Les Français ont été stupéfaits d’apprendre, au fort moment de l’épidémie, que le doliprane allait être rationné ! Il est fabriqué principalement en Chine, où 2 500 usines avaient fermé, et de surcroît les navires n’arrivaient plus. Les groupes pharmaceutiques qui ont largement délocalisé leurs sites industriels ont découvert, mais un peu tard, la face cachée de cette course au bas prix. Ils en ont constaté les coûts cachés : délais de livraison, risque sur leur réputation en cas de rupture de fourniture, défaut de qualité, et perte de marge sur le produit fini. « Il suffit d’une catastrophe naturelle ou sanitaire, d’un événement géopolitique, d’un accident industriel, pour entraîner des ruptures d’approvisionnement pouvant conduire à priver les patients de leurs traitements », rappelle l’Académie de pharmacie.

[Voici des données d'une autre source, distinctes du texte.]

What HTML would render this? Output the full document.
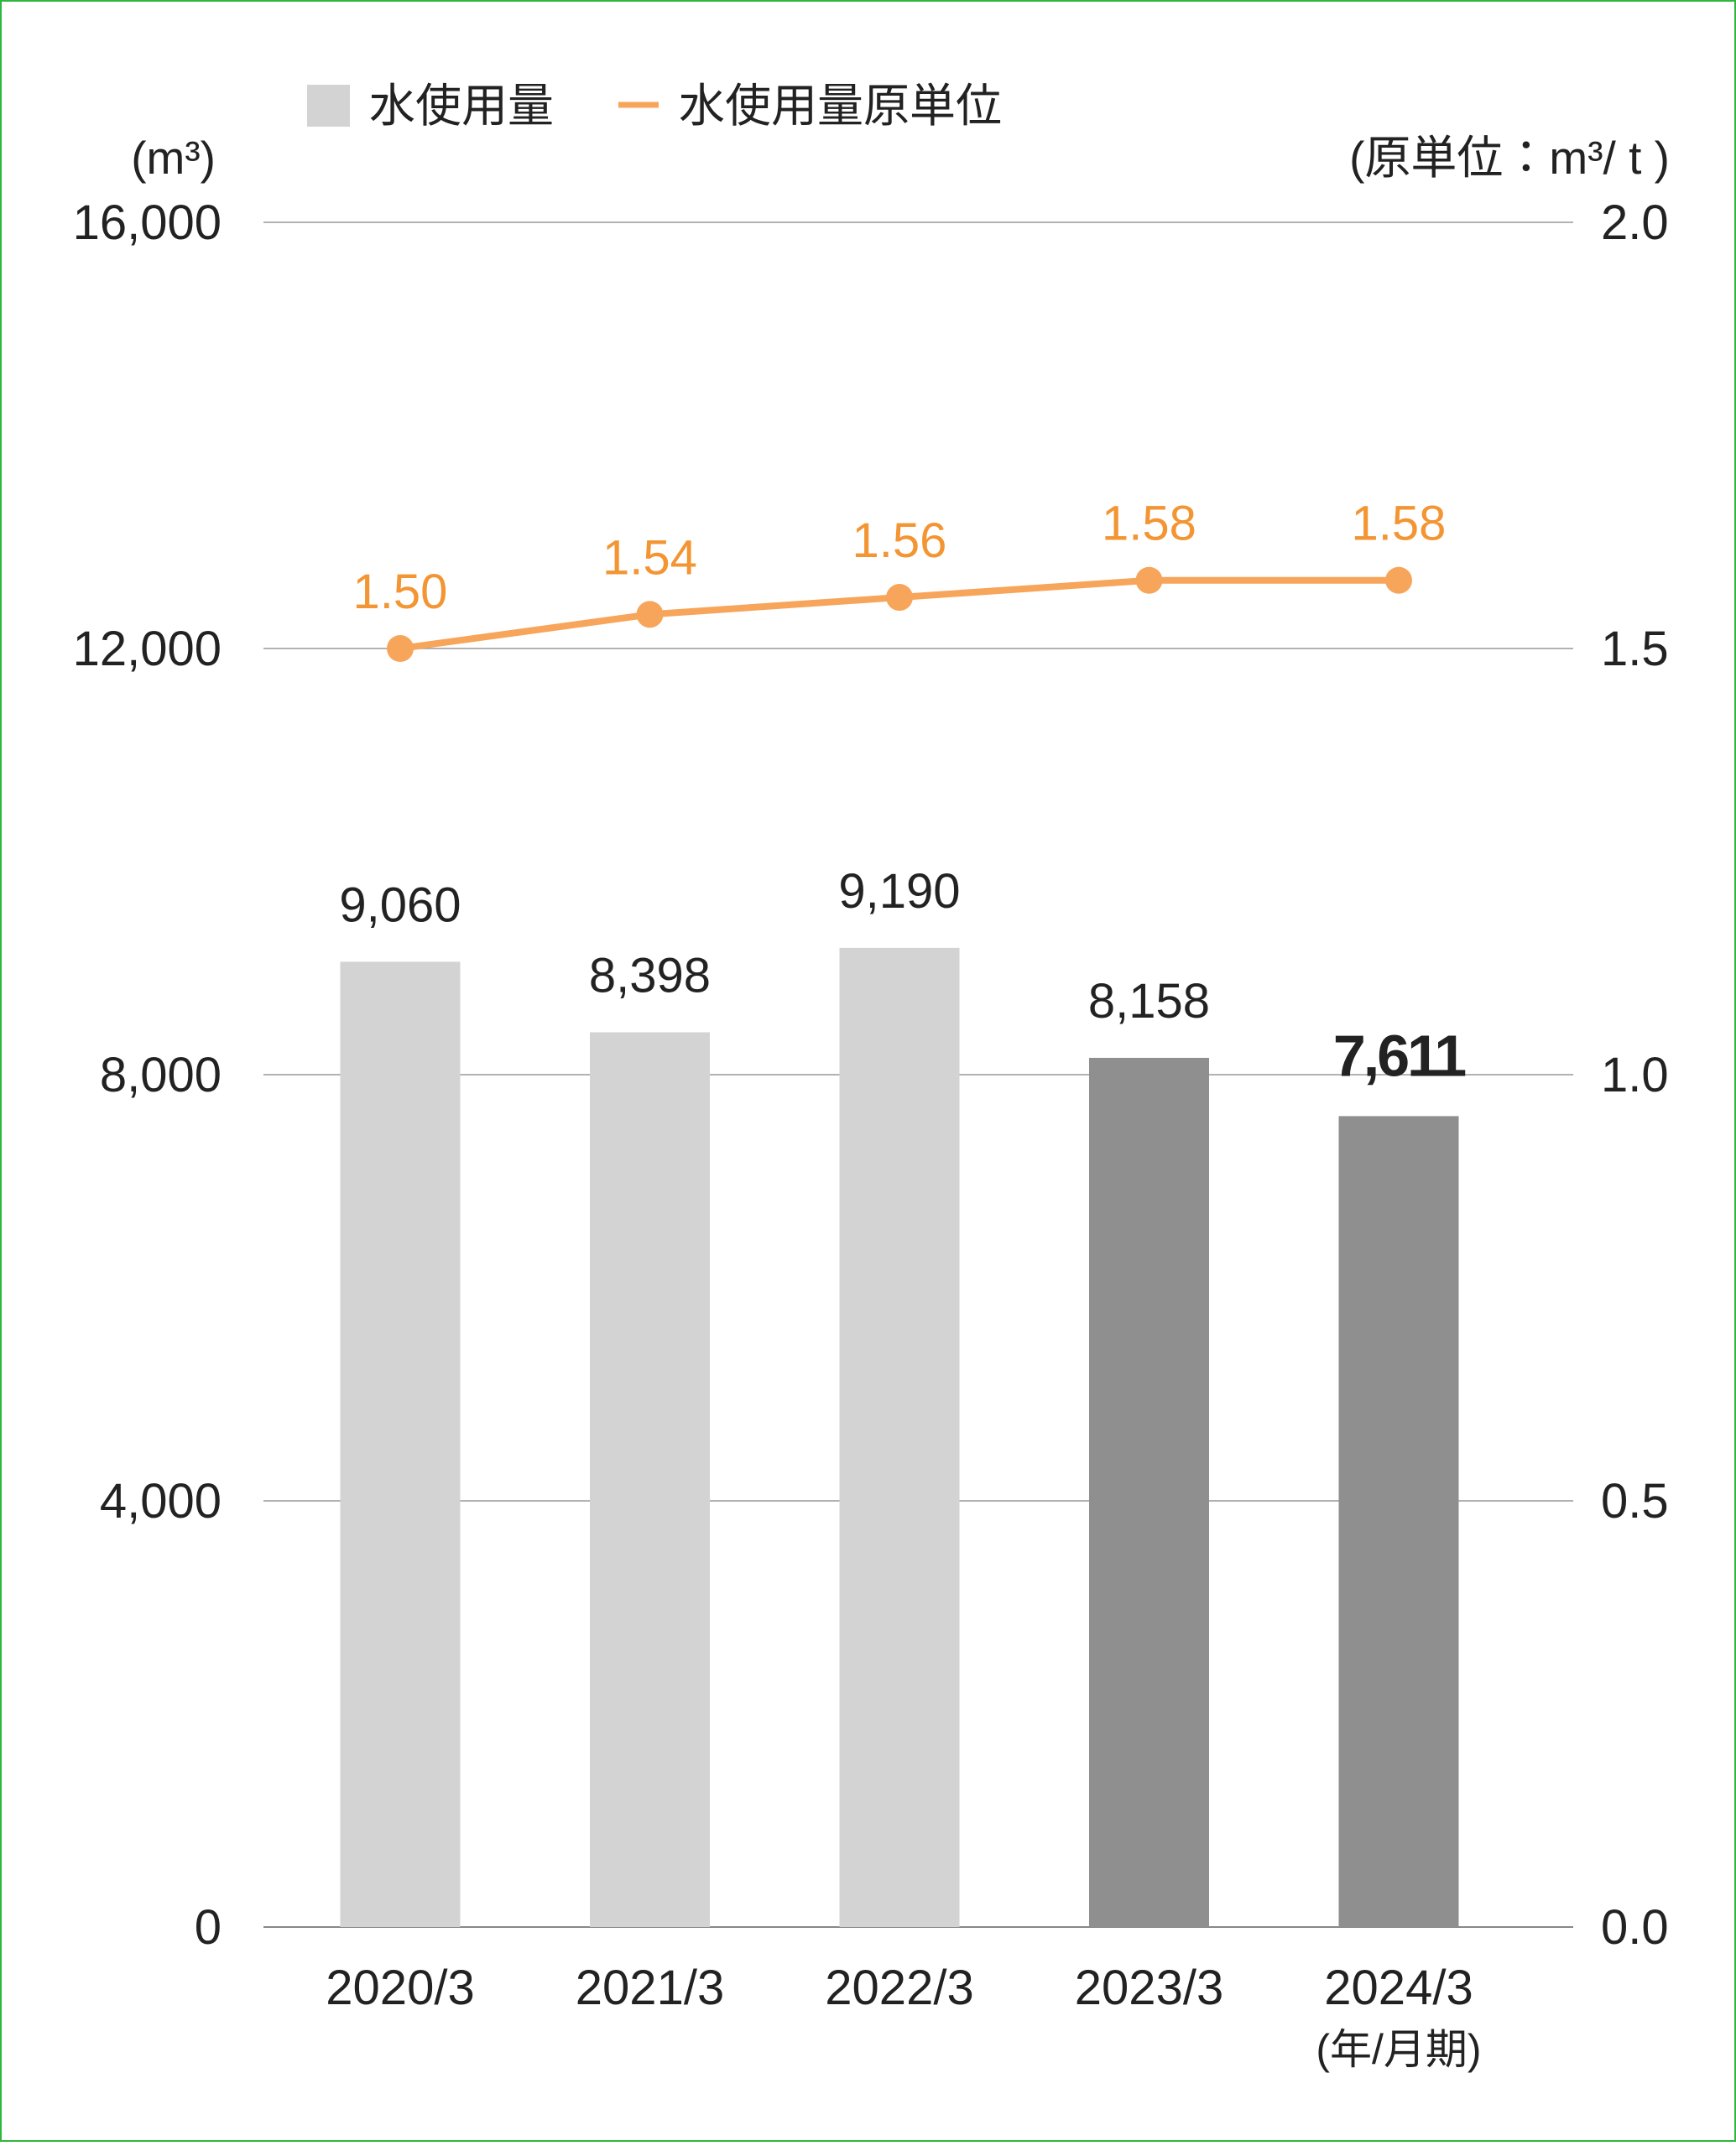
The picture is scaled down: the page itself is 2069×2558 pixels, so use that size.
<!DOCTYPE html>
<html><head><meta charset="utf-8"><style>
body{margin:0;background:#fff}
svg text{font-family:"Liberation Sans","Noto Sans CJK JP",sans-serif}
</style></head><body>
<svg width="2069" height="2553" viewBox="0 0 2069 2553" xmlns="http://www.w3.org/2000/svg" id="chart">
<rect x="1" y="1" width="2067" height="2551" fill="#fff" stroke="#2db83d" stroke-width="2"/>
<g>
<rect x="366" y="101" width="51" height="50" fill="#d3d3d3"/>
<text x="440" y="145" font-size="55" fill="#222">水使用量</text>
<line x1="737" y1="125" x2="785" y2="125" stroke="#f7a55a" stroke-width="7"/>
<text x="809" y="145" font-size="55" fill="#222">水使用量原単位</text>
</g>
<text x="257" y="207" text-anchor="end" font-size="55" fill="#222">(m³)</text>
<text x="1990" y="207" text-anchor="end" font-size="55" fill="#222">(原単位：m³/ t )</text>
<g id="grid"></g><g id="bars"></g><g id="line"></g><g id="labels"></g>
<text x="1667" y="2460" text-anchor="middle" font-size="50" fill="#222">(年/月期)</text>
</svg>
<script>
const categories=["2020/3","2021/3","2022/3","2023/3","2024/3"];
const usage=[9060,8398,9190,8158,7611];
const usageLabels=["9,060","8,398","9,190","8,158","7,611"];
const intensity=[1.50,1.54,1.56,1.58,1.58];
const intensityLabels=["1.50","1.54","1.56","1.58","1.58"];
const leftTicks=[0,4000,8000,12000,16000];
const leftTickLabels=["0","4,000","8,000","12,000","16,000"];
const rightTickLabels=["0.0","0.5","1.0","1.5","2.0"];
const NS="http://www.w3.org/2000/svg";
const x0=314,x1=1875,yBase=2297,yTop=265;
const yL=v=>yBase-(v/16000)*(yBase-yTop);
const yR=v=>yBase-(v/2)*(yBase-yTop);
const xC=i=>477+i*297.5;
function mk(parent,tag,attrs,text){const e=document.createElementNS(NS,tag);for(const k in attrs)e.setAttribute(k,attrs[k]);if(text!==undefined)e.textContent=text;document.getElementById(parent).appendChild(e);return e;}
leftTicks.forEach((t,i)=>{
 let g=mk("grid","line",{x1:x0,x2:x1,y1:yL(t),y2:yL(t),stroke:i==0?"#888":"#999","stroke-width":i==0?2:1.5});
 
 
 let l=mk("grid","text",{x:264,y:yL(t)+20,"text-anchor":"end","font-size":58,fill:"#222"},leftTickLabels[i]);
 
 
 let r=mk("grid","text",{x:1908,y:yL(t)+20,"font-size":58,fill:"#222"},rightTickLabels[i]);
 
 
});
categories.forEach((c,i)=>{
 let b=mk("bars","rect",{x:xC(i)-71.5,y:yL(usage[i]),width:143,height:yBase-yL(usage[i]),fill:i>=3?"#8f8f8f":"#d3d3d3"});
 
 
 let v=mk("labels","text",{x:xC(i),y:yL(usage[i])-48,"text-anchor":"middle","font-size":i==4?70:58,"font-weight":i==4?"bold":"normal",fill:"#222","letter-spacing":i==4?"-3":"0"},usageLabels[i]);
 
 
 let xl=mk("labels","text",{x:xC(i),y:2389,"text-anchor":"middle","font-size":58,fill:"#222"},c);
 
 
});
let pts=intensity.map((v,i)=>xC(i)+","+yR(v)).join(" ");
let pl=mk("line","polyline",{points:pts,fill:"none",stroke:"#f7a55a","stroke-width":8});


intensity.forEach((v,i)=>{
 let d=mk("line","circle",{cx:xC(i),cy:yR(v),r:16,fill:"#f7a55a"});
 
 
 let t=mk("labels","text",{x:xC(i),y:yR(v)-48,"text-anchor":"middle","font-size":58,fill:"#f39533"},intensityLabels[i]);
 
 
});
</script>
</body></html>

En dix ans, 10 000 emplois ont disparu dans l’industrie pharmaceutique en France. Relocaliser sera une rude affaire. Le géant du médicament, Sanofi (chiffre d’affaires annuel : 36 milliards d’euros ; dividendes aux actionnaires : près de 4 milliards) vient même d’annoncer encore 1 000 suppressions de postes en France. En matière de matériels médicaux, quand nous avons manqué de respirateurs pour nos services de réanimation, on a découvert qu’il n’y avait que deux fabricants capables d’approvisionner : l’un aux États-Unis, GE Healthcare, l’autre en Allemagne, Löwenstein. Ce n’est pas le savoir-faire qui manquait : plusieurs de nos usines se sont mises à en fabriquer très vite. C’était l’absence de prévision, l’absence de prise en compte de l’indépendance sanitaire nécessaire en cas de crise. La crise du coronavirus a mis en lumière également le rôle démesuré des Big-Pharma, les grandes firmes mondiales du médicament. Plus que jamais nous avons besoin d’une expertise indépendante des grands laboratoires privés. L’indépendance en matière de santé repose sur une recherche publique déliée des intérêts marchands.